Peggy Lu returns one final time as Mrs. Chen — the Venom franchise's recurring civilian-cameo, who has appeared in all three Tom Hardy films. Her scene in the Last Dance epilogue is the longest Mrs. Chen sequence in the trilogy and was added in reshoots after Lu's chemistry with Hardy in earlier films became a fan-favourite plot thread.

07 Rhys Ifans plays a Connor Reilly analogue

Ifans's character Martin Moon is described in the script as 'an estranged hippie scientist whose family experimented on symbiotes'. The role is structurally similar to Curt Connors from the Amazing Spider-Man films (which Ifans played in 2012), and the dialogue includes one line — 'these creatures bond to whatever fits them' — that is a recycled draft fragment from the 2012 Connors script. Sony's writers kept the line because Ifans liked it.

08 The 'I love you' moment between Eddie and Venom is a comic callback

In the third act, Eddie and Venom share a sincere mutual 'I love you' as they're about to be separated. The phrasing is a direct callback to Cates's 2019 Venom #6 — the issue in which Eddie and Venom's bond is first depicted as a romantic partnership, a reading the comics have leaned into since 2018. Marcel has publicly confirmed the line was written to honour that comics era.

09 Spider-Man is alluded to but never named

Throughout the film, characters refer to 'the bug' or 'the wall-crawler' in New York — a deliberate workaround given that Spider-Man is leased to Marvel Studios. The film positions Eddie's Venom as still operating in a world parallel to Tom Holland's Peter Parker, with multiversal travel between Sony's and Marvel's universes established at the end of No Way Home.

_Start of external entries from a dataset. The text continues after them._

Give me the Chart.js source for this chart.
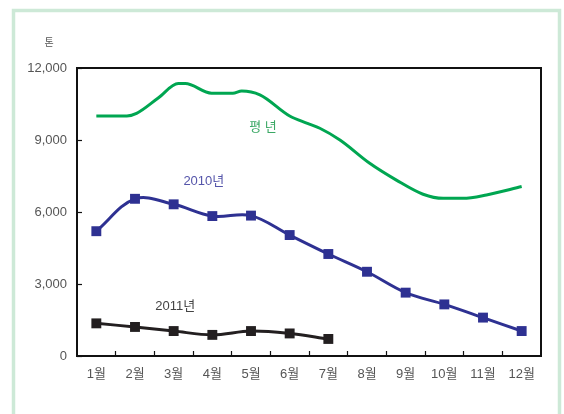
<!DOCTYPE html>
<html><head><meta charset="utf-8">
<script src="https://cdn.jsdelivr.net/npm/chart.js@4/dist/chart.umd.min.js"></script>
<style>
html,body{margin:0;padding:0;background:#fff;}
#wrap{position:relative;width:564px;height:414px;}
canvas{display:block;}
</style></head>
<body><div id="wrap"><canvas id="c" width="564" height="414"></canvas></div>
<script>
// ---- data ----
const months = ['1월','2월','3월','4월','5월','6월','7월','8월','9월','10월','11월','12월'];
const seriesNames = ['평 년', '2010년', '2011년'];
const unitLabel = '톤';
// 평년 (normal year) – smooth curve sampled at fractional month positions
const avgMonth = [1.0, 1.79, 2.04, 2.6, 3.12, 3.3, 3.98, 4.53, 4.76, 5.23, 6.0, 6.46, 6.78, 7.3, 8.07, 8.76, 9.45, 9.97, 10.48, 11.09, 12.0];
const avgValue = [10000, 10000, 10110, 10750, 11350, 11350, 10950, 10950, 11040, 10880, 10000, 9690, 9490, 9000, 8030, 7330, 6740, 6570, 6570, 6710, 7060];
const values2010 = [5200, 6550, 6320, 5830, 5850, 5040, 4250, 3510, 2640, 2150, 1600, 1040];
const values2011 = [1360, 1210, 1040, 880, 1040, 940, 710];
const yTickValues = [0, 3000, 6000, 9000, 12000];
// label anchors in data units (month, value)
const seriesLabelAt = [[5.31, 9540], [3.78, 7290], [3.04, 2080]];

const FONT = "'Liberation Sans', 'Noto Sans CJK KR', sans-serif";
const C_GREEN = '#00a651', C_BLUE = '#2e3192', C_BLACK = '#231f20';
const labelColors = ['#3aa864', '#5555aa', '#444444'];

const framePlugin = {
  id: 'frame',
  beforeDraw(chart) {
    const ctx = chart.ctx;
    ctx.save();
    ctx.fillStyle = '#fff';
    ctx.fillRect(0, 0, chart.width, chart.height);
    ctx.strokeStyle = '#cde9d7';
    ctx.lineWidth = 3.5;
    ctx.strokeRect(13.5, 10.5, 546, 420);
    ctx.restore();
  },
  afterDraw(chart) {
    const ctx = chart.ctx, a = chart.chartArea;
    const xs = chart.scales.x, ys = chart.scales.y;
    ctx.save();
    ctx.strokeStyle = '#111';
    ctx.lineWidth = 2;
    ctx.strokeRect(a.left, a.top, a.right - a.left, a.bottom - a.top);
    ctx.font = "13px " + FONT;
    ctx.textAlign = 'center';
    ctx.textBaseline = 'middle';
    seriesNames.forEach((n, i) => {
      ctx.fillStyle = labelColors[i];
      ctx.fillText(n, xs.getPixelForValue(seriesLabelAt[i][0]), ys.getPixelForValue(seriesLabelAt[i][1]));
    });
    ctx.fillStyle = '#555';
    ctx.font = "10px " + FONT;
    ctx.fillText(unitLabel, a.left - 28, a.top - 25);
    ctx.restore();
  }
};

const toPts = arr => arr.map((v, i) => ({x: i + 1, y: v}));

new Chart(document.getElementById('c'), {
  type: 'line',
  data: {
    datasets: [
      { label: seriesNames[0], data: avgMonth.map((m, i) => ({x: m, y: avgValue[i]})),
        borderColor: C_GREEN, borderWidth: 3, pointRadius: 0, cubicInterpolationMode: 'monotone', fill: false },
      { label: seriesNames[1], data: toPts(values2010),
        borderColor: C_BLUE, backgroundColor: C_BLUE, borderWidth: 3, tension: 0.35,
        pointStyle: 'rect', pointRadius: 7, pointBorderWidth: 0, pointBackgroundColor: C_BLUE },
      { label: seriesNames[2], data: toPts(values2011),
        borderColor: C_BLACK, backgroundColor: C_BLACK, borderWidth: 3, tension: 0.35,
        pointStyle: 'rect', pointRadius: 7, pointBorderWidth: 0, pointBackgroundColor: C_BLACK }
    ]
  },
  options: {
    responsive: false, animation: false,
    layout: { padding: { left: 0, top: 68, right: 23, bottom: 0 } },
    plugins: { legend: { display: false }, tooltip: { enabled: false } },
    scales: {
      x: {
        type: 'linear', min: 0.5, max: 12.5,
        afterBuildTicks(s) {
          const t = [];
          for (let i = 1; i <= 12; i++) { t.push({value: i}); if (i < 12) t.push({value: i + 0.5}); }
          s.ticks = t;
        },
        afterFit(s) { s.height = 58; },
        border: { display: false },
        grid: { drawOnChartArea: false, tickLength: -5, tickWidth: 1.2,
          tickColor: c => (c.tick && c.tick.value % 1 !== 0) ? '#111' : 'rgba(0,0,0,0)' },
        ticks: { autoSkip: false, maxRotation: 0, padding: 16, color: '#555',
          font: { family: FONT, size: 13 },
          callback: v => (v % 1 === 0) ? months[v - 1] : '' }
      },
      y: {
        min: 0, max: 12000,
        afterBuildTicks(s) { s.ticks = yTickValues.map(v => ({value: v})); },
        afterFit(s) { s.width = 77; },
        border: { display: false },
        grid: { drawOnChartArea: false, tickLength: -5, tickWidth: 1.2, tickColor: '#111' },
        ticks: { padding: 15, color: '#555', font: { family: FONT, size: 13 },
          callback: v => v.toLocaleString('en-US') }
      }
    }
  },
  plugins: [framePlugin]
});
</script></body></html>
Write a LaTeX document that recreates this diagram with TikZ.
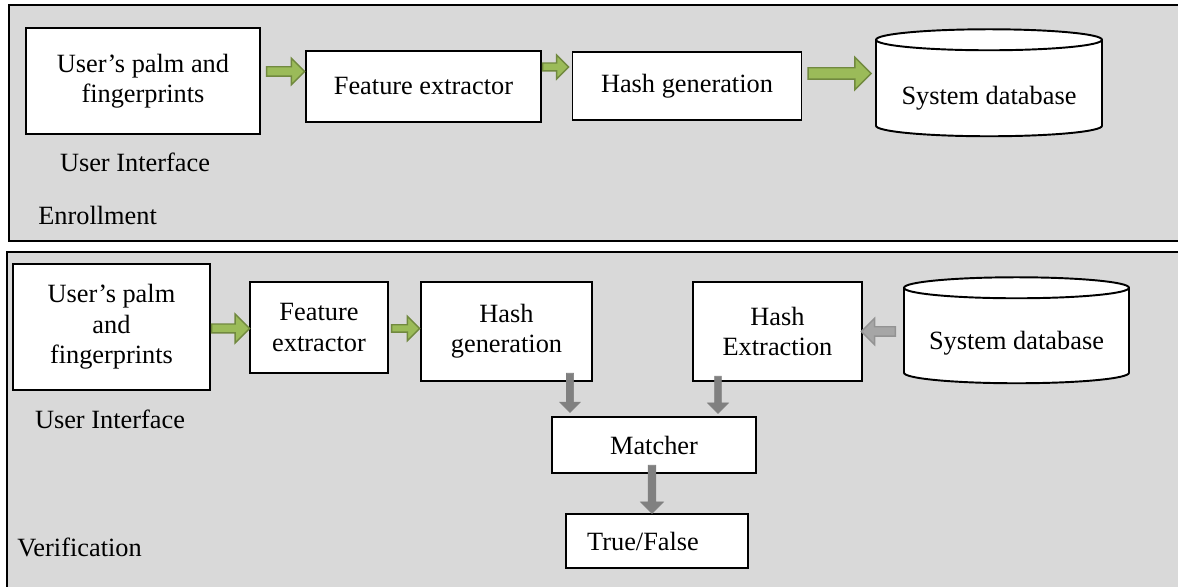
\documentclass[tikz,border=0pt]{standalone}
\usepackage{fontspec}
\setmainfont{Liberation Serif}
\usepackage{xcolor}
\definecolor{panelGray}{HTML}{D9D9D9}
\definecolor{arrowGreen}{HTML}{9BBB59}
\definecolor{arrowGreenDark}{HTML}{71893F}
\definecolor{arrowGray}{HTML}{808080}
\definecolor{arrowGrayLight}{HTML}{A6A6A6}
\usepackage{tikz}
\usetikzlibrary{shapes,shapes.arrows,positioning,calc}
\tikzset{
    panel/.style={
        draw=black,
        line width=1.1pt
    },
    box/.style={
        draw=black,
        fill=white,
        rectangle,
        align=center,
        line width=1.1pt,
        inner sep=2pt
    },
    database/.style={
        draw=black,
        fill=white,
        cylinder,
        shape border rotate=90,
        aspect=0.12,
        align=center,
        line width=1.1pt,
        inner sep=0pt
    },
    caption/.style={
        inner sep=0pt,
        align=center
    },
    greenarrow/.style={
        single arrow,
        draw=arrowGreenDark,
        fill=arrowGreen,
        line width=0.8pt,
        inner xsep=0pt,
        single arrow tip angle=90,
        anchor=tail
    },
    grayarrow/.style={
        single arrow,
        draw=arrowGray,
        fill=arrowGray,
        line width=0.4pt,
        inner ysep=0pt,
        single arrow tip angle=90,
        shape border rotate=270,
        anchor=tail
    }
}

\begin{document}
\begin{tikzpicture}[x=0.02cm, y=-0.02cm, font=\fontsize{15}{17.3}\selectfont]
    \useasboundingbox (0,0) rectangle (1178,587);

    % panels
    \fill[panelGray] (9,5) rectangle (1178,241);
    \fill[panelGray] (7,252) rectangle (1178,587);
    \draw[panel] (1178,5) -- (9,5) -- (9,241) -- (1178,241);
    \draw[panel] (1178,252) -- (7,252) -- (7,587);

    % enrollment
    \node[box, minimum width=4.68cm, minimum height=2.12cm] (eUser) at (143,81) {User’s palm and\\fingerprints};
    \node[caption] (eUI) at (135,162) {User Interface};
    \node[caption, anchor=west] (eEnroll) at (38,215) {Enrollment};
    \node[box, minimum width=4.70cm, minimum height=1.42cm] (eFeat) at (423.5,86.5) {Feature extractor};
    \node[box, minimum width=4.58cm, minimum height=1.36cm] (eHash) at (687,86) {Hash generation};
    \node[database, minimum width=4.52cm, minimum height=2.14cm] (eDb) at (989,88.5) {\raisebox{-9.1pt}[0pt][0pt]{System database}};

    \node[greenarrow, minimum height=0.76cm, inner ysep=0.08cm, single arrow head extend=0.17cm] (eArr1) at ([xshift=0.1cm]eUser.east |- 0,71.5) {};
    \node[greenarrow, minimum height=0.52cm, inner ysep=0.065cm, single arrow head extend=0.16cm] (eArr2) at (eFeat.east |- 0,67) {};
    \node[greenarrow, minimum height=1.26cm, inner ysep=0.10cm, single arrow head extend=0.21cm] (eArr3) at ([xshift=0.1cm]eHash.east |- 0,73.5) {};

    % verification
    \node[box, minimum width=3.94cm, minimum height=2.52cm] (vUser) at (111.5,327) {User’s palm\\and\\fingerprints};
    \node[caption] (vUI) at (110,419) {User Interface};
    \node[caption, anchor=west] (vVerif) at (17,547) {Verification};
    \node[box, minimum width=2.76cm, minimum height=1.82cm] (vFeat) at (319,327.5) {Feature\\extractor};
    \node[box, minimum width=3.42cm, minimum height=1.98cm] (vHash) at (506.5,331.5) {Hash\\generation};
    \node[box, minimum width=3.38cm, minimum height=1.98cm] (vHashEx) at (777.5,331.5) {Hash\\Extraction};
    \node[database, minimum width=4.50cm, minimum height=2.12cm] (vDb) at (1016.5,336) {\raisebox{-7.9pt}[0pt][0pt]{System database}};
    \node[box, minimum width=4.08cm, minimum height=1.12cm] (vMatch) at (654,445) {Matcher};
    \node[box, minimum width=3.64cm, minimum height=1.08cm] (vResult) at (657,541) {True/False\hspace*{0.56cm}};

    \node[greenarrow, minimum height=0.76cm, inner ysep=0.075cm, single arrow head extend=0.20cm] (vArr1) at (vUser.east |- 0,328.5) {};
    \node[greenarrow, minimum height=0.56cm, inner ysep=0.06cm, single arrow head extend=0.17cm] (vArr2) at ([xshift=0.04cm]vFeat.east |- 0,328.5) {};
    \node[grayarrow, draw=arrowGray!85, fill=arrowGrayLight, line width=0.8pt, shape border rotate=180, minimum height=0.68cm, inner xsep=0pt, inner ysep=0.08cm, single arrow head extend=0.17cm] (vArr3) at ([xshift=-0.14cm]vDb.west |- 0,331.5) {};
    \node[grayarrow, minimum height=0.78cm, inner xsep=0.065cm, single arrow head extend=0.13cm] (vArr4) at (570,373) {};
    \node[grayarrow, minimum height=0.74cm, inner xsep=0.06cm, single arrow head extend=0.14cm] (vArr5) at (718,376) {};
    \node[grayarrow, minimum height=0.96cm, inner xsep=0.07cm, single arrow head extend=0.15cm] (vArr6) at (652,465) {};
\end{tikzpicture}
\end{document}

10 The post-credits scene is the King in Black setup

After the credits, a single black-rock fragment of the prison-cell housing Knull is shown breaking — a stinger that explicitly seeds the King in Black storyline. Sony has confirmed the next phase of its Spider-Verse will adapt King in Black, with Knull as the franchise's primary antagonist for the next two-to-three years.